I get to do a lot of forward thinking at Arc90, which is fortunate for me because that’s my favorite kind. From time to time, we discover a need to step back from the immediate projects we’re working on and ask larger questions about where a client is headed. Often this requires us to touch base with our client to gather more information about the needs and wants of the companies we work with. And once the information is gathered, we set a meeting.

My most favorite meetings at Arc90 are these, the ones that result in raising a sail.

We sit around a table and draw on a whiteboard. Sometimes this takes hours. Ok, often this takes hours. Everyone in the room has a different expertise, a specific constituency to lobby for, and there is always a fair amount of balancing. Once in a while we get to a point in the process when we don’t know where else to go. Everyone’s eyes glaze over and we get punchy. It seems that we’re too tangled up to see the solution.

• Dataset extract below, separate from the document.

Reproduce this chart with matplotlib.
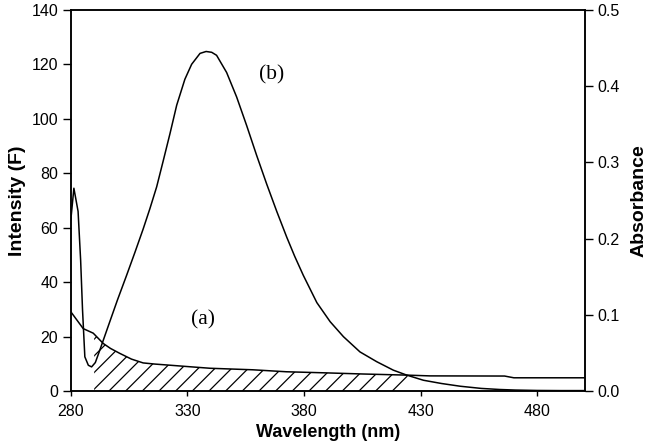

But then there comes a moment when we begin making ground. You can almost sense it coming, as if a slight breeze has started in the room. Though they’re tired, people’s voices get faster and a little louder and all of a sudden the sail catches wind and we’re coasting. The feeling is the same whether we’ve successfully found a name for an effort or solved a tricky issue about integration- our collective thinking has seen liftoff.

The ironic thing is that the liftoff moment doesn’t signal an ending, but rather a beginning. Much of the hard work is still ahead. We must organize new meetings to decide resources, define requirements of this new effort, and get sign-off from the clients themselves. But in its most basic sense, we have found a graceful moment of agreement and we are ready to move forward.

There are both storms and beautiful blue days of clear software building ahead, but in that moment – at the end of that meeting- we’ve managed liftoff. And damn, it always feels good.

4 Responses

  1. Avi Flax said:

    Wow, great, great, great post!

  2. Tim said:

    Good post! I’m always seeking good metaphors for ‘building software’, and this is a great one!

  3. Marco said:

    Wow nicely put. Not only was it a good metaphor but in the words of Corky Romano, “I need to buy a boat”. LOL

  4. Ben Sgro aka mr-sk said:

    That was fun to read – Thanks Jen!